How does misophonia appear in children and young people?
Professor Eric Storch was one of the first researchers from a psychology background to publish scientific papers on misophonia. The papers he co-authored gave us insight into the role of anxiety in misophonia and paved the way for developing potential treatments for young people whose mental health is impacted by misophonia.
Prof. Storch’s current misophonia research, funded in the first round of the Misophonia Research Fund, will focus again on children and young people, much to the relief of misophonia parents everywhere.
His team will be using the National Institute of Mental Health (NIMH) Research Domain Criteria (RDoC) to try and make sense of misophonia.

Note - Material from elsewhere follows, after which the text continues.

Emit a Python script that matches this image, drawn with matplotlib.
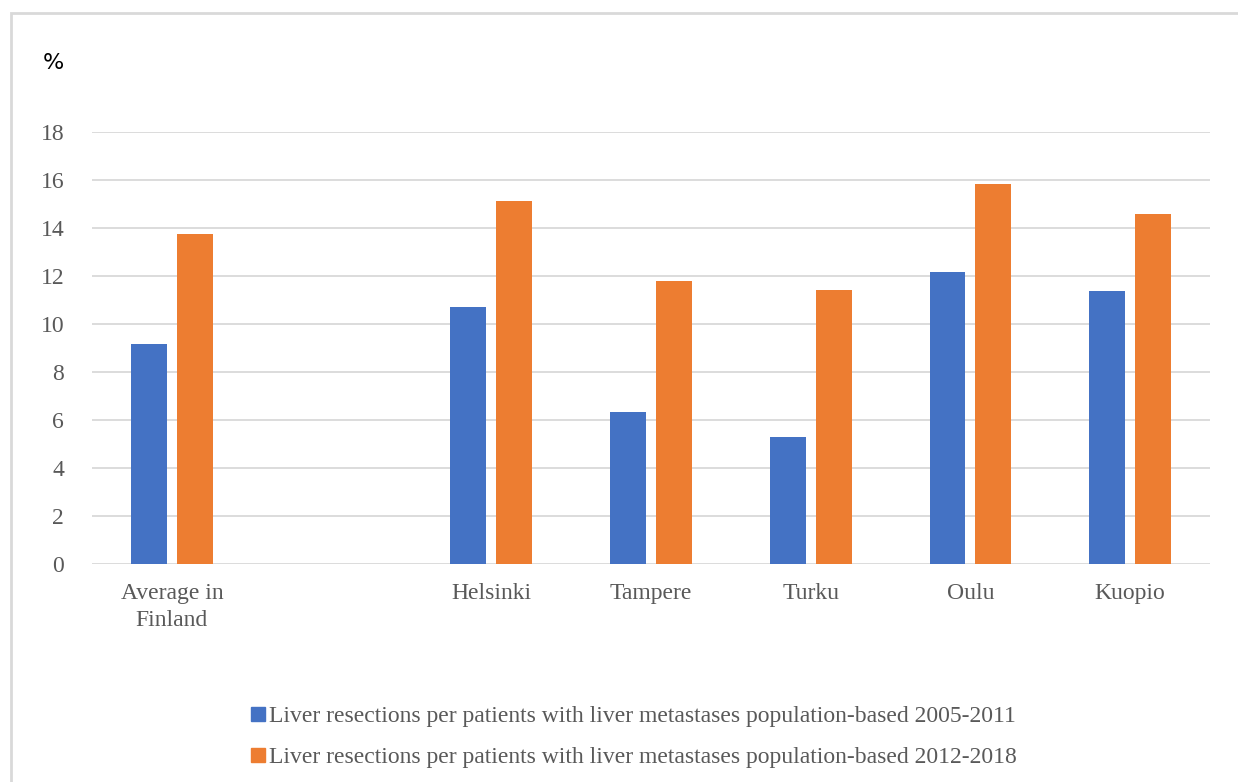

The RDoC is a way of understanding mental health by looking at a range of dimensions (e.g. emotional, social) of children’s development and trying to understand how different experiences and environments might contribute to atypical development. Some examples in misophonia might include the dimensions related to feeling a sense of potential threat (this noise is a sign of some kind of danger) and feeling in control of your own body and actions (I wasn’t myself when I snatched that food from my sister’s hand).
Project title: Deep Phenotypic Characterization of Misophonia in Children and Adolescents
Main researcher: Prof. Eric Storch, Baylor College of Medicine
Funding: Misophonia Research Fund 2019, from the REAM Foundation
Time frame: project currently underway, ending June 2022
“A comprehensive approach to understanding how misophonia presents in children and adolescents within the framework of NIMH’s Research Domain Criteria, focusing on the assessment of psychopathology through the underlying processes that contribute to differences.”